[TASK OBJECTIVE] Reproduce all of the material exactly as shown.

____________

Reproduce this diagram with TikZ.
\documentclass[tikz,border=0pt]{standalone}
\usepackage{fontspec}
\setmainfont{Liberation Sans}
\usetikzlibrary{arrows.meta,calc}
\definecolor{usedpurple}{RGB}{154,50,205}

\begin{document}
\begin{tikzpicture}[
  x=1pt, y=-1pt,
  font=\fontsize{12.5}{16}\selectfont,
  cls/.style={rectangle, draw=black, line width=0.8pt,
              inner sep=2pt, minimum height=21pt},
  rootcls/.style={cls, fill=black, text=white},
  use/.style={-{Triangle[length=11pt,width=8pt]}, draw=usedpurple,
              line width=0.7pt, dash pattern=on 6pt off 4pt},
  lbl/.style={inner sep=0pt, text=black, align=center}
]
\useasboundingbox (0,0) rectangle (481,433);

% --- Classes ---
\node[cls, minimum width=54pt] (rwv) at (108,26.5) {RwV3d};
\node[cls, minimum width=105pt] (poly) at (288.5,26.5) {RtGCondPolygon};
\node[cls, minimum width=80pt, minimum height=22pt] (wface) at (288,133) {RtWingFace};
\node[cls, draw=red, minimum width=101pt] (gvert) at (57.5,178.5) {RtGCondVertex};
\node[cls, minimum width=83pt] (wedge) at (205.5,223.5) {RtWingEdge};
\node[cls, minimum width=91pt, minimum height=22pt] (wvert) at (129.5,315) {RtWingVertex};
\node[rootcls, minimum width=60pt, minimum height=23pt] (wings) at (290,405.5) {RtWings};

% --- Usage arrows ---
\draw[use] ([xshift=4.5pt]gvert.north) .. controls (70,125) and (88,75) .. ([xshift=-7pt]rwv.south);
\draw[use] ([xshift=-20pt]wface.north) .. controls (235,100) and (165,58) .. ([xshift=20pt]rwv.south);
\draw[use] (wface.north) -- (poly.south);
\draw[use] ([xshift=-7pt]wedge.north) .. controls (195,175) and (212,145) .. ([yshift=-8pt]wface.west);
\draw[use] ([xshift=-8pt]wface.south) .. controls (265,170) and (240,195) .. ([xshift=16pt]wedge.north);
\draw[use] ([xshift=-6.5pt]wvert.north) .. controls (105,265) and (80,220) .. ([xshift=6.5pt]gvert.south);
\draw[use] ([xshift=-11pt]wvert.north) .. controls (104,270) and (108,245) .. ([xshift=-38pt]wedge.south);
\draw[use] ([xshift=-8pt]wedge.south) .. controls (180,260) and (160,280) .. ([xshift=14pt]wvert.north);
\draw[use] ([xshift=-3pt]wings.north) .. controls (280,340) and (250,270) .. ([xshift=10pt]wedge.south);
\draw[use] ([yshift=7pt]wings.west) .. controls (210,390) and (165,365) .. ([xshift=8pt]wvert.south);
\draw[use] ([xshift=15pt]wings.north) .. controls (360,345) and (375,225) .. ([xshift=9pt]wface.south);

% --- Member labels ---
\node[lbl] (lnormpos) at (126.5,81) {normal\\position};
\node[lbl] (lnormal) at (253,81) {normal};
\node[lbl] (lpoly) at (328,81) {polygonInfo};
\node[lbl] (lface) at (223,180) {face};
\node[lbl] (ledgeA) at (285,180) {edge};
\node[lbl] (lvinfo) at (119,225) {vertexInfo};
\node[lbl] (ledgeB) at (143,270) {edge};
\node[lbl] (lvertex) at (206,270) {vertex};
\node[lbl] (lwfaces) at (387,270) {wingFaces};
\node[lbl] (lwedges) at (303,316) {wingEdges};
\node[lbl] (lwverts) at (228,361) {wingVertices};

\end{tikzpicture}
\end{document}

____________

[THE RESPONSE]
Reproduce this diagram with TikZ.
\documentclass[tikz,border=0pt]{standalone}
\usepackage{fontspec}
\setmainfont{Liberation Sans}
\usetikzlibrary{arrows.meta,calc}
\definecolor{usedpurple}{RGB}{154,50,205}

\begin{document}
\begin{tikzpicture}[
  x=1pt, y=-1pt,
  font=\fontsize{12.5}{16}\selectfont,
  cls/.style={rectangle, draw=black, line width=0.8pt,
              inner sep=2pt, minimum height=21pt},
  rootcls/.style={cls, fill=black, text=white},
  use/.style={-{Triangle[length=11pt,width=8pt]}, draw=usedpurple,
              line width=0.7pt, dash pattern=on 6pt off 4pt},
  lbl/.style={inner sep=0pt, text=black, align=center}
]
\useasboundingbox (0,0) rectangle (481,433);

% --- Classes ---
\node[cls, minimum width=54pt] (rwv) at (108,26.5) {RwV3d};
\node[cls, minimum width=105pt] (poly) at (288.5,26.5) {RtGCondPolygon};
\node[cls, minimum width=80pt, minimum height=22pt] (wface) at (288,133) {RtWingFace};
\node[cls, draw=red, minimum width=101pt] (gvert) at (57.5,178.5) {RtGCondVertex};
\node[cls, minimum width=83pt] (wedge) at (205.5,223.5) {RtWingEdge};
\node[cls, minimum width=91pt, minimum height=22pt] (wvert) at (129.5,315) {RtWingVertex};
\node[rootcls, minimum width=60pt, minimum height=23pt] (wings) at (290,405.5) {RtWings};

% --- Usage arrows ---
\draw[use] ([xshift=4.5pt]gvert.north) .. controls (70,125) and (88,75) .. ([xshift=-7pt]rwv.south);
\draw[use] ([xshift=-20pt]wface.north) .. controls (235,100) and (165,58) .. ([xshift=20pt]rwv.south);
\draw[use] (wface.north) -- (poly.south);
\draw[use] ([xshift=-7pt]wedge.north) .. controls (195,175) and (212,145) .. ([yshift=-8pt]wface.west);
\draw[use] ([xshift=-8pt]wface.south) .. controls (265,170) and (240,195) .. ([xshift=16pt]wedge.north);
\draw[use] ([xshift=-6.5pt]wvert.north) .. controls (105,265) and (80,220) .. ([xshift=6.5pt]gvert.south);
\draw[use] ([xshift=-11pt]wvert.north) .. controls (104,270) and (108,245) .. ([xshift=-38pt]wedge.south);
\draw[use] ([xshift=-8pt]wedge.south) .. controls (180,260) and (160,280) .. ([xshift=14pt]wvert.north);
\draw[use] ([xshift=-3pt]wings.north) .. controls (280,340) and (250,270) .. ([xshift=10pt]wedge.south);
\draw[use] ([yshift=7pt]wings.west) .. controls (210,390) and (165,365) .. ([xshift=8pt]wvert.south);
\draw[use] ([xshift=15pt]wings.north) .. controls (360,345) and (375,225) .. ([xshift=9pt]wface.south);

% --- Member labels ---
\node[lbl] (lnormpos) at (126.5,81) {normal\\position};
\node[lbl] (lnormal) at (253,81) {normal};
\node[lbl] (lpoly) at (328,81) {polygonInfo};
\node[lbl] (lface) at (223,180) {face};
\node[lbl] (ledgeA) at (285,180) {edge};
\node[lbl] (lvinfo) at (119,225) {vertexInfo};
\node[lbl] (ledgeB) at (143,270) {edge};
\node[lbl] (lvertex) at (206,270) {vertex};
\node[lbl] (lwfaces) at (387,270) {wingFaces};
\node[lbl] (lwedges) at (303,316) {wingEdges};
\node[lbl] (lwverts) at (228,361) {wingVertices};

\end{tikzpicture}
\end{document}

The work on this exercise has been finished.